A 2011 study found that shifts in the African easterly jet stream and African easterly waves accompanied the northward migration of the Sahel rainband. That’s when Somalia really started to get into trouble with the 2011 East Africa drought.
Paleo-climate studies show that Sahel region of Africa has long experienced a series of historic droughts, dating back to at least the 17th century.
There were severe North African droughts recorded in the 1910s, the 1940s, and the 1960s, 1970s and 1980s, although a partial recovery occurred from 1975-80. The most recent drought before this one occurred in 2011-2012. Further, there is evidence of past droughts recorded in Ghanaian lake sediments suggest that multi-decadal megadroughts were common in West Africa over the past 3,000 years and that several droughts lasted far longer and were far more severe.
A study published in the journal Science in April 2009 suggested some very long droughts in the region, during the period known as the Little Ice Age:
The most recent of these [multicentury droughts] occurred between 1400 and 1750 CE (550 to 200 yr B.P.), similar in timing to the Little Ice Age (LIA, 1400 to 1850 CE), a well-known interval when Northern Hemisphere temperatures were cooler than at present. In contrast with earlier studies, which reconstructed wetter conditions in East Africa during this period, evidence from Lake Bosumtwi supports more recent studies suggesting that this interval was dry. Evidence for LIA drought is not restricted to Africa, however. Records from throughout the tropics, including the western Pacific warm pool, the Arabian Sea, continental Asia, and tropical South America all show evidence for dry conditions during this time period.
More recently, the Figure 2 graph shows rainfall data for the Sahel band and illustrates the high rainfall variability in the last 120 years.
In short, drought in the Sahel band in North Africa is a normal and regular occurrence that happened long before man-made climate change was ever an issue.
Tellingly, since the 1980s, summer rainfall in the Sahel has been increasing; this has been associated with an increase in vegetation, forming what has been called a ‘greening’ of the Sahel. The observed increase in rainfall is accounted for by enhancements in the African easterly jet, which is known to induce wet anomalies.
Further evidence supporting the case that internal conflict and Somalia’s political fragmentation is behind rise in hunger in Somalia is the fact that Ethiopia and Kenya, the two north-east African countries which border Somalia, have also been effected by a regionwide drought in recent years. Yet of those three countries, over the last 30 year period of climate change, only Somalia has experienced declining food production. Data from the U.N. Food and Agriculture Organization (FAO) show a substantial increase in cereal crop production in Ethiopia and Kenya over the past three decades, but just the opposite in Somalia which has suffered under a civil war since 1988. FAO data show that:
- Cereal crop production in Ethiopia increased by more than 470 percent between 1993 (the first year records were reported for Ethiopia) and 2020;
- Cereal crop production in Kenya grew by more than 70 percent between 1990 and 2020;
- By contrast, cereal crop production in Somalia fell by approximately 70 percent than between 1990 and 2020. (see the figure below)
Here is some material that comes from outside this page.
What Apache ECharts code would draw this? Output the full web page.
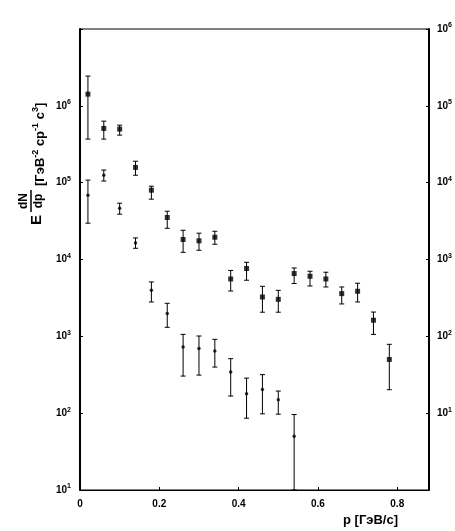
<!DOCTYPE html>
<html>
<head>
<meta charset="utf-8">
<script src="https://cdn.jsdelivr.net/npm/echarts@6/dist/echarts.min.js"></script>
<style>
html,body{margin:0;padding:0;background:#fff;}
#chart{width:455px;height:531px;}
</style>
</head>
<body>
<div id="chart"></div>
<script>
// Momentum bins (p, GeV/c)
const pUpper = [0.02,0.06,0.10,0.14,0.18,0.22,0.26,0.30,0.34,0.38,0.42,0.46,0.50,0.54,0.58,0.62,0.66,0.70,0.74,0.78];
// Upper series (left axis)
const upperVal  = [1.42e6,5.08e5,4.98e5,1.58e5,7.98e4,3.52e4,1.82e4,1.75e4,1.95e4,5.58e3,7.63e3,3.25e3,3.03e3,6.56e3,6.05e3,5.58e3,3.60e3,3.86e3,1.62e3,500];
const upperLow  = [3.69e5,3.69e5,4.16e5,1.25e5,6.10e4,2.55e4,1.24e4,1.32e4,1.58e4,3.89e3,5.37e3,2.06e3,2.06e3,4.87e3,4.52e3,4.39e3,2.64e3,2.80e3,1.06e3,202];
const upperHigh = [2.44e6,6.32e5,5.60e5,1.90e5,9.00e4,4.25e4,2.40e4,2.20e4,2.33e4,7.20e3,9.20e3,4.48e3,3.97e3,7.76e3,7.03e3,6.83e3,4.39e3,4.91e3,2.07e3,787];
// Lower series (right axis)
const pLower = [0.02,0.06,0.10,0.14,0.18,0.22,0.26,0.30,0.34,0.38,0.42,0.46,0.50,0.54];
const lowerVal  = [6870,12500,4660,1640,397,198,72.6,69.2,64.4,34.3,17.9,20.4,15.0,5.0];
const lowerLow  = [2970,10500,3890,1400,280,131,30.4,31.3,39.8,16.7,8.6,9.8,9.7,1.0];
const lowerHigh = [10800,14600,5410,1910,510,269,106,101,91.4,51.2,28.6,31.7,19.4,9.6];

const xTicks = [0,0.2,0.4,0.6,0.8];

const FONT = 'Liberation Sans';

function errItem(params, api){
  const x = api.value(0), lo = api.value(1), hi = api.value(2);
  const a = api.coord([x, lo]);
  const b = api.coord([x, hi]);
  const w = 2.5;
  const st = {stroke:'#000', lineWidth:1};
  return {type:'group', children:[
    {type:'line', shape:{x1:a[0],y1:a[1],x2:b[0],y2:b[1]}, style:st},
    {type:'line', shape:{x1:a[0]-w,y1:a[1],x2:a[0]+w,y2:a[1]}, style:st},
    {type:'line', shape:{x1:b[0]-w,y1:b[1],x2:b[0]+w,y2:b[1]}, style:st}
  ]};
}

const upperErr = pUpper.map((p,i)=>[p, upperLow[i], upperHigh[i]]);
const lowerErr = pLower.map((p,i)=>[p, lowerLow[i], lowerHigh[i]]);
const upperPts = pUpper.map((p,i)=>[p, upperVal[i]]);
const lowerPts = pLower.map((p,i)=>[p, lowerVal[i]]);

function powLabel(maxExp, minExp){
  return function(v){
    const e = Math.round(Math.log10(v));
    if (e > maxExp || e < minExp) return '';
    return '{b|10}{s|' + e + '}';
  };
}
const powRich = {
  b:{fontSize:10, fontWeight:'bold', fontFamily:FONT, color:'#000', lineHeight:14},
  s:{fontSize:7, fontWeight:'bold', fontFamily:FONT, color:'#000', lineHeight:7, verticalAlign:'top'}
};

const chart = echarts.init(document.getElementById('chart'), null, {renderer:'canvas'});
chart.setOption({
  animation:false,
  backgroundColor:'#fff',
  grid:{left:80, right:26, top:29, bottom:41, show:true, borderColor:'#000', borderWidth:1},
  xAxis:{
    type:'value', min:0, max:0.88, interval:0.2,
    axisLine:{show:true, lineStyle:{color:'#000', width:1}},
    axisTick:{show:true, inside:true, length:3, lineStyle:{color:'#000'}},
    splitLine:{show:false},
    axisLabel:{margin:9, fontSize:10, fontWeight:'bold', fontFamily:FONT, color:'#000',
      formatter:function(v){
        for (const t of xTicks){ if (Math.abs(v-t)<1e-6) return String(t); }
        return '';
      }}
  },
  yAxis:[{
    type:'log', logBase:10, min:10, max:1e7, position:'left',
    axisLine:{show:true, lineStyle:{color:'#000', width:2}},
    axisTick:{show:true, inside:true, length:3, lineStyle:{color:'#000'}},
    minorTick:{show:false},
    splitLine:{show:false},
    axisLabel:{margin:9, formatter:powLabel(6,1), rich:powRich}
  },{
    type:'log', logBase:10, min:1, max:1e6, position:'right',
    axisLine:{show:true, lineStyle:{color:'#000', width:2}},
    axisTick:{show:true, inside:true, length:3, lineStyle:{color:'#000'}},
    splitLine:{show:false},
    axisLabel:{margin:8, formatter:powLabel(6,1), rich:powRich}
  }],
  series:[
    {type:'custom', xAxisIndex:0, yAxisIndex:0, renderItem:errItem, data:upperErr, clip:true, z:2},
    {type:'custom', xAxisIndex:0, yAxisIndex:1, renderItem:errItem, data:lowerErr, clip:true, z:2},
    {type:'scatter', xAxisIndex:0, yAxisIndex:0, data:upperPts, symbol:'rect', symbolSize:5,
      itemStyle:{color:'#000'}, z:3},
    {type:'scatter', xAxisIndex:0, yAxisIndex:1, data:lowerPts, symbol:'circle', symbolSize:3.5,
      itemStyle:{color:'#000'}, z:3}
  ],
  graphic:[
    {type:'group', x:40, y:225, rotation:Math.PI/2, children:[
      {type:'text', x:0, y:-3, style:{text:'E', fontSize:15, fontWeight:'bold', fontFamily:FONT, fill:'#000',
        align:'left', verticalAlign:'middle', textAlign:'left', textVerticalAlign:'middle'}},
      {type:'text', x:24, y:-16, style:{text:'dN', fontSize:12, fontWeight:'bold', fontFamily:FONT, fill:'#000',
        align:'center', verticalAlign:'middle', textAlign:'center', textVerticalAlign:'middle'}},
      {type:'line', shape:{x1:13, y1:-9, x2:35, y2:-9}, style:{stroke:'#000', lineWidth:1.5}},
      {type:'text', x:24, y:-1, style:{text:'dp', fontSize:12, fontWeight:'bold', fontFamily:FONT, fill:'#000',
        align:'center', verticalAlign:'middle', textAlign:'center', textVerticalAlign:'middle'}},
      {type:'text', x:39, y:0, style:{
        text:'{m|[ГэВ}{s|-2}{m| ср}{s|-1}{m| с}{s|3}{m|]}',
        align:'left', verticalAlign:'middle', textAlign:'left', textVerticalAlign:'middle',
        rich:{
          m:{fontSize:13, fontWeight:'bold', fontFamily:FONT, fill:'#000', color:'#000', lineHeight:17},
          s:{fontSize:9, fontWeight:'bold', fontFamily:FONT, fill:'#000', color:'#000', lineHeight:9, verticalAlign:'top'}
        }}}
    ]},
    {type:'text', left:343, top:514, style:{text:'p [ГэВ/c]', fontSize:13, fontWeight:'bold', fontFamily:FONT, fill:'#000'}}
  ]
});
</script>
</body>
</html>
Unfortunately media outlets like CBS News rarely bother to do actual research when they run stories about the impacts of climate change. They ignore historic weather patterns and evidence showing that weather patterns occurring today have happened before and have been regular occurrences throughout history. To acknowledge that would be to undermine the false narrative being spun that present weather conditions, and the tragic events and deaths that sometimes result from them, are unprecedented and are a result of you and your children’s use of fossil fuels for energy.
Shame on CBS News for using dead Somali children as props to spread unjustified climate alarm.